2017 | 2018-2025 | |
Tax Rates | 15% to 35% | 21% (flat rate) |
Alternative Minimum Tax | Required to calculate | Eliminated |
Interest Expenses Deduction | Deductible | limited to the sum of (1) business interest income; (2) 30% of the taxpayer’s adjusted taxable income for the tax year; and (3) the taxpayer’s floor plan financing interest for the tax year. |
Net Operating Losses | Must carry back to 2 prior years before carry forward for 20 years followed | No 2-year carryback and for post-2017 losses, max offset 80% of taxable income |
Pass-through Deductions | None | 20% for sole proprietorships, LLCs, partnerships and S corporations (subject to exceptions and income phase out) |
Offshore Income | Taxed under worldwide income tax system | Taxed under territorial tax system (see separate article) |
New territory taxation for US multinational corporations
One of the major corporate tax cuts included in President Donald Trump’s and congressional Republicans’ tax plans is meant to reduce the U.S. tax rate on overseas corporate profits to zero, a proposal known as territorial taxation.

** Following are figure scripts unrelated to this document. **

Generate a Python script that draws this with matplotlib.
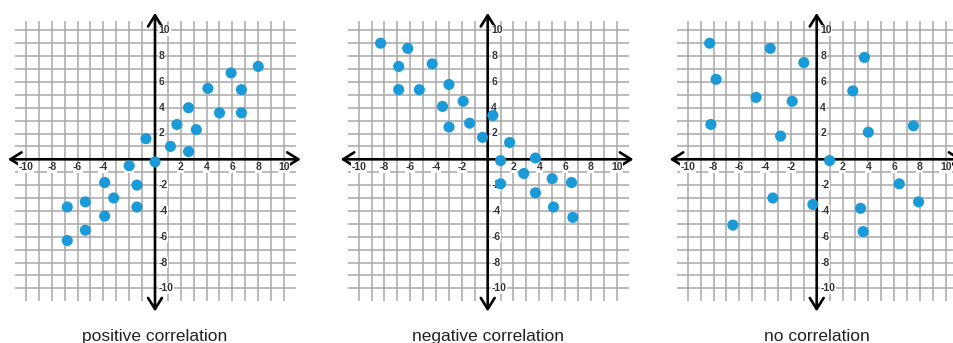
import numpy as np
import matplotlib
matplotlib.use("Agg")
import matplotlib.pyplot as plt

# ---------------- data ----------------
titles = ["positive correlation", "negative correlation", "no correlation"]

pos_x = [8.0, 5.9, 6.7, 4.1, 2.6, 5.0, 6.7, 1.7, 3.2, -0.7, 1.2, 2.6, 0.0, -2.0,
         -3.9, -1.4, -3.2, -5.4, -6.8, -1.4, -3.9, -5.4, -6.8]
pos_y = [7.2, 6.7, 5.4, 5.5, 4.0, 3.6, 3.6, 2.7, 2.3, 1.6, 1.0, 0.6, -0.2, -0.5,
         -1.8, -2.0, -3.0, -3.3, -3.7, -3.7, -4.4, -5.5, -6.3]

neg_x = [-8.3, -6.2, -6.9, -4.3, -6.9, -5.3, -3.0, -3.5, -1.9, 0.4, -3.0, -1.4,
         -0.4, 1.7, 1.0, 3.7, 1.0, 2.8, 5.0, 6.5, 3.7, 5.1, 6.6]
neg_y = [9.0, 8.6, 7.2, 7.4, 5.4, 5.4, 5.8, 4.1, 4.5, 3.4, 2.5, 2.8,
         1.7, 1.3, -0.1, 0.1, -1.9, -1.1, -1.5, -1.8, -2.6, -3.7, -4.5]

none_x = [-8.3, -3.6, 3.7, -1.0, -7.8, 2.8, -4.7, -1.9, -8.2, 7.5, -2.8, 4.0,
          1.0, 6.4, -3.4, -0.3, 7.9, 3.4, -6.5, 3.6]
none_y = [9.0, 8.6, 7.9, 7.5, 6.2, 5.3, 4.8, 4.5, 2.7, 2.6, 1.8, 2.1,
          -0.1, -1.9, -3.0, -3.5, -3.3, -3.8, -5.1, -5.6]

tick_values = [-10, -8, -6, -4, -2, 2, 4, 6, 8, 10]
tick_labels = ["-10", "-8", "-6", "-4", "-2", "2", "4", "6", "8", "10"]
grid_values = np.arange(-10, 11)

series = [(pos_x, pos_y), (neg_x, neg_y), (none_x, none_y)]

# ---------------- layout ----------------
W, H = 954, 343
fig = plt.figure(figsize=(W / 100, H / 100), dpi=100)
unit = 12.9          # px per data unit
half = 12.0          # axes half-range in data units
origins_x = [155.0, 487.7, 816.7]
origin_y = 159.3     # px from top

DOT = "#1b9ad8"
GRID = "#a8a8a8"

for (xs, ys), title, ox in zip(series, titles, origins_x):
    size = 2 * half * unit
    left = (ox - half * unit) / W
    bottom = (H - (origin_y + half * unit)) / H
    ax = fig.add_axes([left, bottom, size / W, size / H])
    ax.set_xlim(-half, half)
    ax.set_ylim(-half, half)
    ax.axis("off")

    # grid
    ax.vlines(grid_values, -11.0, 10.7, colors=GRID, linewidth=1.1, zorder=1)
    ax.hlines(grid_values, -10.85, 10.95, colors=GRID, linewidth=1.1, zorder=1)

    # axes with arrows
    arrow = dict(arrowstyle="<->,head_length=0.8,head_width=0.5",
                 lw=1.9, color="black", shrinkA=0, shrinkB=0)
    ax.annotate("", xy=(11.3, 0), xytext=(-11.4, 0), arrowprops=arrow,
                annotation_clip=False, zorder=3)
    ax.annotate("", xy=(0, 11.35), xytext=(0, -11.8), arrowprops=arrow,
                annotation_clip=False, zorder=3)

    # tick labels
    for v, lab in zip(tick_values, tick_labels):
        ax.text(v, -0.62, lab, ha="center", va="center", fontsize=7.5,
                fontweight="bold", color="#333333", family="Liberation Sans",
                bbox=dict(boxstyle="square,pad=0.05", fc="white", ec="none"),
                zorder=4)
        ax.text(0.28, v, lab, ha="left", va="center", fontsize=7.5,
                fontweight="bold", color="#333333", family="Liberation Sans",
                bbox=dict(boxstyle="square,pad=0.05", fc="white", ec="none"),
                zorder=4)

    # points
    ax.scatter(xs, ys, s=64, color=DOT, edgecolors="none", zorder=5)

    # caption
    fig.text(ox / W, (H - 340.7) / H, title, ha="center", va="baseline",
             fontsize=12.5, color="#222222", family="Liberation Sans")

fig.savefig("out.png", dpi=100)
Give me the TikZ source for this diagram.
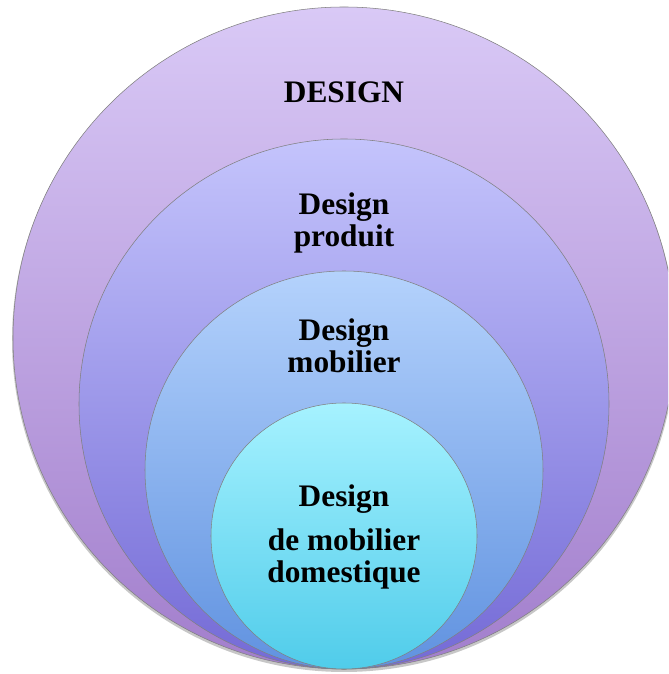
\documentclass[tikz,border=0pt]{standalone}
\usepackage{fontspec}
\setmainfont{Liberation Serif}
\usetikzlibrary{calc}
\definecolor{ringAtop}{RGB}{217,201,246}
\definecolor{ringAbot}{RGB}{162,126,204}
\definecolor{ringBtop}{RGB}{196,196,252}
\definecolor{ringBbot}{RGB}{116,106,214}
\definecolor{ringCtop}{RGB}{180,210,252}
\definecolor{ringCbot}{RGB}{96,146,224}
\definecolor{ringDtop}{RGB}{166,242,255}
\definecolor{ringDbot}{RGB}{80,204,234}
\newcommand{\px}{0.75pt}
\newcommand{\touchx}{344}
\newcommand{\touchy}{5}

\begin{document}
\begin{tikzpicture}[x=0.75pt,y=0.75pt]
\tikzset{ring/.style={circle,draw=black!50,line width=0.4pt,inner sep=0pt},
  ringlabel/.style={font=\bfseries\fontsize{23.5}{24}\selectfont,align=center}}
\useasboundingbox (0,0) rectangle (668,674);
\clip (0,0) rectangle (668,674);
% shadow under the rings
\fill[black,opacity=0.22] (\touchx,\touchy+329) circle (332);
% rings, all touching at the bottom
\node[ring,minimum size=2*331*\px,top color=ringAtop,bottom color=ringAbot] (design) at (\touchx,\touchy+331) {};
\node[ring,minimum size=2*265*\px,top color=ringBtop,bottom color=ringBbot] (produit) at (\touchx,\touchy+265) {};
\node[ring,minimum size=2*199*\px,top color=ringCtop,bottom color=ringCbot] (mobilier) at (\touchx,\touchy+199) {};
\node[ring,minimum size=2*133*\px,top color=ringDtop,bottom color=ringDbot] (domestique) at (\touchx,\touchy+133) {};
% labels
\node[ringlabel,anchor=base] (designlabel) at (\touchx,571) {DESIGN};
\node[ringlabel] (produitlabel) at (\touchx,451) {Design\\produit};
\node[ringlabel] (mobilierlabel) at (\touchx,328) {Design\\mobilier};
\node[ringlabel] (domestiquelabel) at (\touchx,137) {Design\\[9pt]de mobilier\\domestique};
\end{tikzpicture}
\end{document}
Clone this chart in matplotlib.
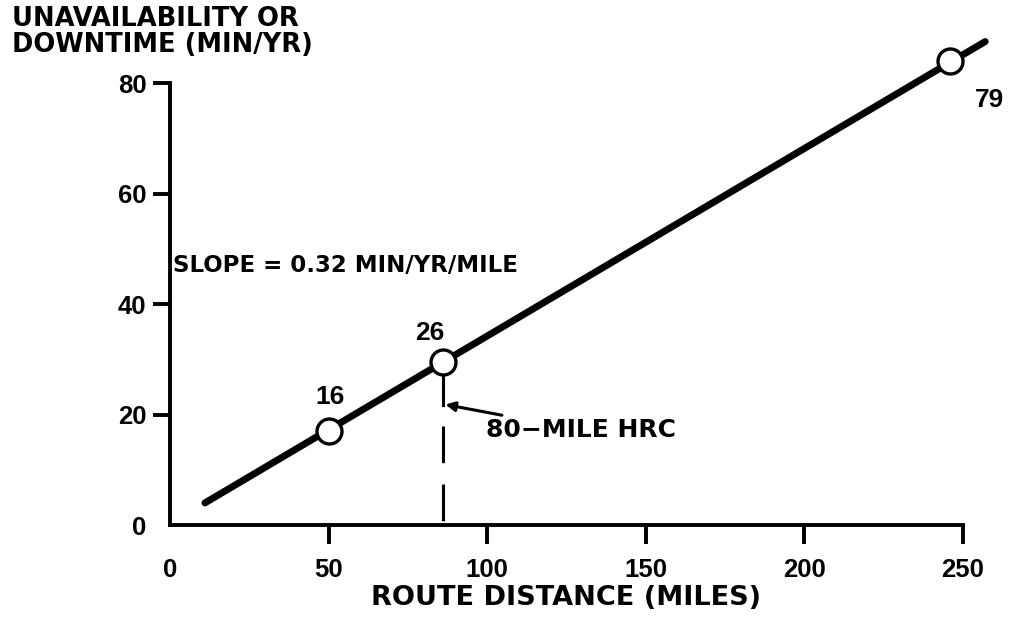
import matplotlib
matplotlib.use('Agg')
import matplotlib.pyplot as plt

plt.rcParams['font.family'] = ['DejaVu Sans']
plt.rcParams['font.weight'] = 'bold'
plt.rcParams['axes.labelweight'] = 'bold'

# Data
line_x = [11, 257]
line_y = [4, 87.5]
pts_x = [50, 86, 246]
pts_y = [17, 29.5, 84]
pt_labels = ['16', '26', '79']
hrc_x = 86
x_ticks = [0, 50, 100, 150, 200, 250]
y_ticks = [0, 20, 40, 60, 80]

num_font = ['Liberation Sans', 'DejaVu Sans']

fig = plt.figure(figsize=(10.09, 6.26), dpi=100)
ax = fig.add_axes([0.1685, 0.1613, 0.9544 - 0.1685, 0.8674 - 0.1613])
ax.set_xlim(0, 250)
ax.set_ylim(0, 80)

# main trend line and the three marked points
ax.plot(line_x, line_y, color='black', lw=5, solid_capstyle='round', clip_on=False, zorder=3)
ax.plot(pts_x, pts_y, 'o', ms=18, mfc='white', mec='black', mew=2.4, clip_on=False, zorder=4)

# point labels
ax.text(50.4, 23.2, pt_labels[0], ha='center', va='center', fontsize=19, family=num_font)
ax.text(82, 34.8, pt_labels[1], ha='center', va='center', fontsize=19, family=num_font)
ax.text(258.5, 77, pt_labels[2], ha='center', va='center', fontsize=19, family=num_font,
        clip_on=False)

# 80-mile HRC marker
ax.plot([hrc_x, hrc_x], [27, 21.7], color='black', lw=2.2, zorder=2)
ax.plot([hrc_x, hrc_x], [18, 0], color='black', lw=2.2, ls=(0, (12, 7)), zorder=2)
ax.annotate('80\u2212MILE HRC', xy=(hrc_x + 0.8, 21.8), xytext=(99.5, 17.2),
            ha='left', va='center', fontsize=18,
            arrowprops=dict(arrowstyle='-|>', color='black', lw=2.2,
                            mutation_scale=14, shrinkA=0, shrinkB=0))

ax.text(1, 47, 'SLOPE = 0.32 MIN/YR/MILE', ha='left', va='center', fontsize=16.5)

# axes styling
for side in ['top', 'right']:
    ax.spines[side].set_visible(False)
for side in ['left', 'bottom']:
    ax.spines[side].set_linewidth(2.8)

ax.set_xticks(x_ticks)
ax.set_yticks(y_ticks)
ax.tick_params(axis='x', direction='out', length=14, width=2.8, pad=10, labelsize=18.5)
ax.tick_params(axis='y', direction='out', length=12, width=2.8, pad=5, labelsize=18.5)
for lab in ax.get_xticklabels() + ax.get_yticklabels():
    lab.set_family(num_font)
    lab.set_fontweight('bold')
# no tick marks at the origin
ax.xaxis.get_major_ticks()[0].tick1line.set_visible(False)
ax.yaxis.get_major_ticks()[0].tick1line.set_visible(False)

ax.set_xlabel('ROUTE DISTANCE (MILES)', fontsize=19.5, fontweight='bold', labelpad=2)
fig.text(0.012, 0.99, 'UNAVAILABILITY OR\nDOWNTIME (MIN/YR)', ha='left', va='top',
         fontsize=18.5, linespacing=1.0)

fig.savefig('out.png', dpi=100)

The United States formally has a “worldwide” tax system for corporate profits. Under the existing tax code, U.S. corporations pay U.S. corporate income tax on both domestic and foreign profits.
Under the existing U.S. international system, U.S. multinationals have myriad opportunities to avoid paying taxes on their domestic profits by characterizing them as having been earned overseas. Multinational corporations through aggressive “transfer pricing” – manipulating the terms of intercompany transactions, transfer profits to foreign affiliates, so that appears to be earned out of the U.S.
Under new tax bill, a Territorial system of taxation for corporations is made into law and this territorial system of taxation is subject to new base erosion rules, including a base erosion and anti avoidance tax (BEAT) and foreign minimum tax rules on global intangible low-taxed income (GILTI).
There is one time repatriation tax on corporate earnings held overseas with different tax rate to liquid assets (at 15.5%) and non-liquid assets (at 8%), and payable over 8 years.
The corporation AMT and the Section 199 domestic manufacturing deductions with rules allowing for refunding prior year AMT credits are repealed.
There will be a 20% deduction (reducing the maximum marginal rate to 29.6 percent) on certain pass-through domestic-sourced (including from Puerto Rico) business income from sole proprietorships, partnerships and Subchapter S corporations and from qualified REIT or cooperative dividends. Estates and trusts also are eligible to claim the deduction. Non-corporate taxpayers are not permitted to deduct business losses in excess of business income plus $500,000 (for joint return filers).